Etchecolatz fue un símbolo de la represión en la Argentina. De esos monstruos que jamás tuvieron una pizca de arrepentimiento por los crímenes cometidos. “Fui ejecutor de una ley hecha por los hombres. Fui guardador de preceptos divinos. Por ambos fundamentos, volvería a hacerlo”, escribió en un intento de reformular una historia que lo ponía en un lugar que no lo incomodaba.

La condena a Etchecolatz es apenas una –la segunda después del “Turco” Julián- entre tantos represores que, aún hoy, caminan por las calles con la misma sonrisa que dibujó la mano derecha de Ramón Camps mientras escuchaba el fallo. Besando, quizás, el mismo rosario que ayer besó el condenado, buscando amparo en un Dios que jamás los legitimó.

Que la justicia hable de genocidio no sólo es dejar en claro una verdad, sino también es un homenaje a los 30.000 desaparecidos y a la pelea que Madres y Abuelas jamás abandonaron. Si el “Turco” Julián o Etchecolatz deberán pasar sus últimos días presos es porque los organismos de derechos humanos jamás cayeron en la desesperanza. Pero ellos no son los únicos ni los últimos, son miles y miles las causas que rondan por los tribunales.

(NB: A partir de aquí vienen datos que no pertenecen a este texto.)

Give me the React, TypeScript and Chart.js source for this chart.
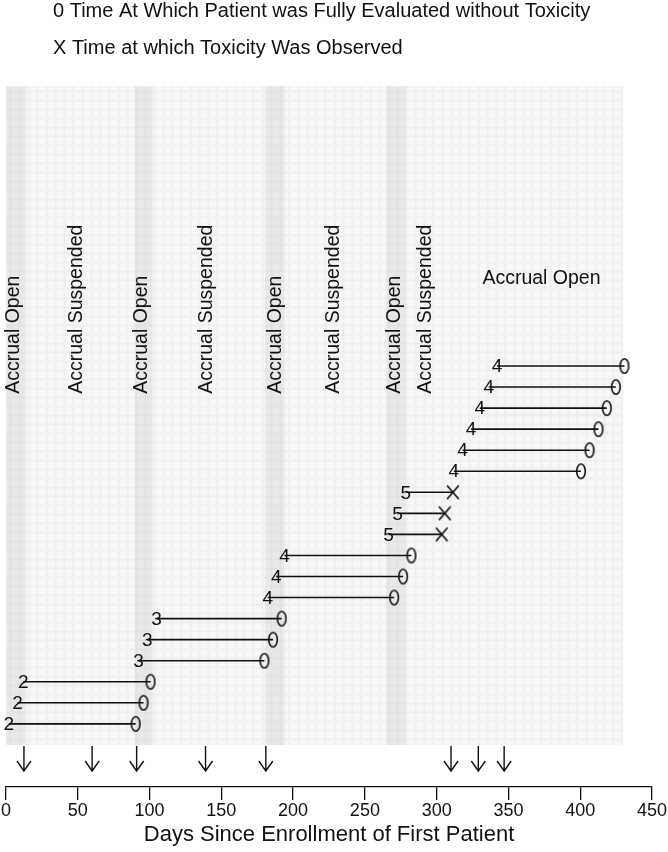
import React, { useEffect, useRef } from 'react';
import { Chart, registerables } from 'chart.js';

Chart.register(...registerables);

const FONT = '"Liberation Sans", Arial, Helvetica, sans-serif';

// Patient rows (bottom to top)
const rowIndex = [1, 2, 3, 4, 5, 6, 7, 8, 9, 10, 11, 12, 13, 14, 15, 16, 17, 18];
const doseLevel = [2, 2, 2, 3, 3, 3, 4, 4, 4, 5, 5, 5, 4, 4, 4, 4, 4, 4];
const startDay = [2, 8, 12, 92.4, 98.4, 104.9, 182.4, 188.2, 194, 266.5, 272.7, 278.5, 312, 318, 324, 330, 336.3, 342];
const endDay = [90.3, 95.8, 100.7, 180, 186, 192, 270.4, 276.6, 282.4, 303.5, 305.6, 311.3, 400.5, 406.5, 412.7, 418.5, 424.8, 430.8];
const toxicity = [false, false, false, false, false, false, false, false, false, true, true, true, false, false, false, false, false, false];

// Arrows under the panel
const arrowDays = [12.5, 60, 91, 139, 181, 310, 329, 347];

// Accrual-open bands
const openBandStart = [0, 89.6, 180.5, 265];
const openBandEnd = [13.7, 102, 194, 278.5];
const shadedEndDay = 430;

// Band labels
const verticalLabelDay = [5.3, 49.3, 94.4, 140, 187.8, 228, 271, 292];
const verticalLabelText = [
  'Accrual Open', 'Accrual Suspended', 'Accrual Open', 'Accrual Suspended',
  'Accrual Open', 'Accrual Suspended', 'Accrual Open', 'Accrual Suspended',
];
const horizontalLabelText = 'Accrual Open';

const xTickValues = [0, 50, 100, 150, 200, 250, 300, 350, 400, 450];
const xTitle = 'Days Since Enrollment of First Patient';
const legendLines = [
  '0 Time At Which Patient was Fully Evaluated without Toxicity',
  'X Time at which Toxicity Was Observed',
];

function makeEllipse(): HTMLCanvasElement {
  const c = document.createElement('canvas');
  c.width = 12; c.height = 18;
  const g = c.getContext('2d')!;
  g.strokeStyle = '#111';
  g.lineWidth = 1.6;
  g.beginPath();
  g.ellipse(6, 9, 4.3, 7.2, 0, 0, Math.PI * 2);
  g.stroke();
  return c;
}

function makeCross(): HTMLCanvasElement {
  const c = document.createElement('canvas');
  c.width = 14; c.height = 16;
  const g = c.getContext('2d')!;
  g.strokeStyle = '#111';
  g.lineWidth = 1.7;
  g.beginPath();
  g.moveTo(1.2, 1.2); g.lineTo(12.8, 14.8);
  g.moveTo(12.8, 1.2); g.lineTo(1.2, 14.8);
  g.stroke();
  return c;
}

function makePattern(ctx: CanvasRenderingContext2D, base: string, line: string, soft: string) {
  const c = document.createElement('canvas');
  c.width = 9; c.height = 9;
  const g = c.getContext('2d')!;
  g.fillStyle = base; g.fillRect(0, 0, 9, 9);
  g.fillStyle = soft; g.fillRect(0, 0, 9, 3); g.fillRect(0, 0, 3, 9);
  g.fillStyle = line; g.fillRect(0, 1, 9, 1); g.fillRect(1, 0, 1, 9);
  return ctx.createPattern(c, 'repeat');
}

export default function App() {
  const ref = useRef<HTMLCanvasElement | null>(null);

  useEffect(() => {
    const canvas = ref.current;
    if (!canvas) return;

    const segData: any[] = [];
    rowIndex.forEach((r, i) => {
      segData.push({ x: startDay[i], y: r });
      segData.push({ x: endDay[i], y: r });
      segData.push({ x: endDay[i], y: null });
    });
    const okData = rowIndex.map((r, i) => (toxicity[i] ? null : { x: endDay[i], y: r })).filter(Boolean);
    const toxData = rowIndex.map((r, i) => (toxicity[i] ? { x: endDay[i], y: r } : null)).filter(Boolean);

    const arrowShaftTop = -0.05;
    const arrowTip = -1.24;

    const bgPlugin = {
      id: 'bg',
      beforeDatasetsDraw(chart: any) {
        const { ctx, scales } = chart;
        const xs = scales.x, ys = scales.y;
        const yTop = ys.getPixelForValue(ys.max);
        const y0 = ys.getPixelForValue(0);
        ctx.save();
        const light = makePattern(ctx, '#f7f7f7', '#eeeeee', '#f2f2f2');
        const dark = makePattern(ctx, '#e9e9e9', '#e2e2e2', '#e6e6e6');
        const xl = xs.getPixelForValue(0), xr = xs.getPixelForValue(shadedEndDay);
        ctx.fillStyle = light as any;
        ctx.fillRect(xl, yTop, xr - xl, y0 - yTop);
        ctx.fillStyle = dark as any;
        openBandStart.forEach((s, i) => {
          const a = xs.getPixelForValue(s), b = xs.getPixelForValue(openBandEnd[i]);
          ctx.fillRect(a, yTop, b - a, y0 - yTop);
        });
        // band labels
        ctx.fillStyle = '#111';
        ctx.font = `19.5px ${FONT}`;
        ctx.textAlign = 'left';
        ctx.textBaseline = 'middle';
        const yStart = ys.getPixelForValue(16.68);
        verticalLabelDay.forEach((d, i) => {
          ctx.save();
          ctx.translate(xs.getPixelForValue(d), yStart);
          ctx.rotate(-Math.PI / 2);
          ctx.fillText(verticalLabelText[i], 0, 0);
          ctx.restore();
        });
        ctx.textAlign = 'center';
        ctx.fillText(horizontalLabelText, xs.getPixelForValue(373), ys.getPixelForValue(22.14));
        ctx.restore();
      },
      afterDatasetsDraw(chart: any) {
        const { ctx, scales } = chart;
        const xs = scales.x, ys = scales.y;
        ctx.save();
        ctx.fillStyle = '#111';
        ctx.font = `19px ${FONT}`;
        ctx.textAlign = 'center';
        ctx.textBaseline = 'middle';
        rowIndex.forEach((r, i) => {
          ctx.fillText(String(doseLevel[i]), xs.getPixelForValue(startDay[i]), ys.getPixelForValue(r) + 1);
        });
        // arrows
        ctx.strokeStyle = '#111';
        ctx.lineWidth = 1.4;
        arrowDays.forEach((d) => {
          const x = xs.getPixelForValue(d);
          const t = ys.getPixelForValue(arrowShaftTop);
          const b = ys.getPixelForValue(arrowTip);
          ctx.beginPath();
          ctx.moveTo(x, t); ctx.lineTo(x, b);
          ctx.moveTo(x - 7, b - 10); ctx.lineTo(x, b); ctx.lineTo(x + 7, b - 10);
          ctx.stroke();
        });
        ctx.restore();
      },
      afterDraw(chart: any) {
        const { ctx } = chart;
        ctx.save();
        ctx.fillStyle = '#111';
        ctx.font = `20px ${FONT}`;
        ctx.textAlign = 'left';
        ctx.textBaseline = 'middle';
        ctx.fillText(legendLines[0], 53, 11);
        ctx.fillText(legendLines[1], 53, 48);
        ctx.restore();
      },
    };

    const chart = new Chart(canvas, {
      type: 'scatter',
      data: {
        datasets: [
          {
            label: 'follow-up',
            data: segData,
            showLine: true,
            spanGaps: false,
            borderColor: '#111',
            borderWidth: 1.6,
            pointRadius: 0,
            pointHoverRadius: 0,
          } as any,
          {
            label: 'evaluated',
            data: okData,
            pointStyle: makeEllipse() as any,
            pointRadius: 5,
          },
          {
            label: 'toxicity',
            data: toxData,
            pointStyle: makeCross() as any,
            pointRadius: 5,
          },
        ],
      },
      options: {
        animation: false,
        responsive: false,
        devicePixelRatio: 1,
        layout: { padding: { top: 86, left: 4, right: 16, bottom: 0 } },
        plugins: { legend: { display: false }, tooltip: { enabled: false } },
        scales: {
          x: {
            type: 'linear',
            min: 0,
            max: 450,
            afterBuildTicks: (s: any) => { s.ticks = xTickValues.map((v) => ({ value: v })); },
            ticks: { color: '#111', font: { family: FONT, size: 18 }, padding: 0, maxRotation: 0, autoSkip: false },
            grid: { drawOnChartArea: false, drawTicks: true, tickLength: 13, color: '#111', lineWidth: 1.3 },
            border: { display: true, color: '#111', width: 1.3 },
            title: { display: true, text: xTitle, color: '#111', font: { family: FONT, size: 22 }, padding: { top: 0, bottom: 4 } },
          },
          y: { type: 'linear', min: -2, max: 31.3, display: false },
        },
      },
      plugins: [bgPlugin],
    });
    return () => chart.destroy();
  }, []);

  return (
    <div style={{ position: 'absolute', left: 0, top: 0, width: 668, height: 852, background: '#fff' }}>
      <canvas ref={ref} width={668} height={852} style={{ display: 'block', width: 668, height: 852 }} />
    </div>
  );
}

Etchecolatz mostró en su descargo el mismo cinismo que lo llevó a decirle mentiroso a su torturado Alfredo Bravo en el programa Hora Clave, ante la pasiva mirada de Mariano Grondona. O mucho peor: porque ese 28 de agosto de 1997, el represor fue capaz de preguntarle al socialista por sus callos de la planta del pie: “¿No se le revirtió con el tratamiento que nosotros le dimos?”.

Casi diez años pasaron. Bravo murió. Y Etchecolatz, aunque no muerto, ya no goza de la impunidad de entonces. De a poco, a paso lento, los callos comienzan a curarse.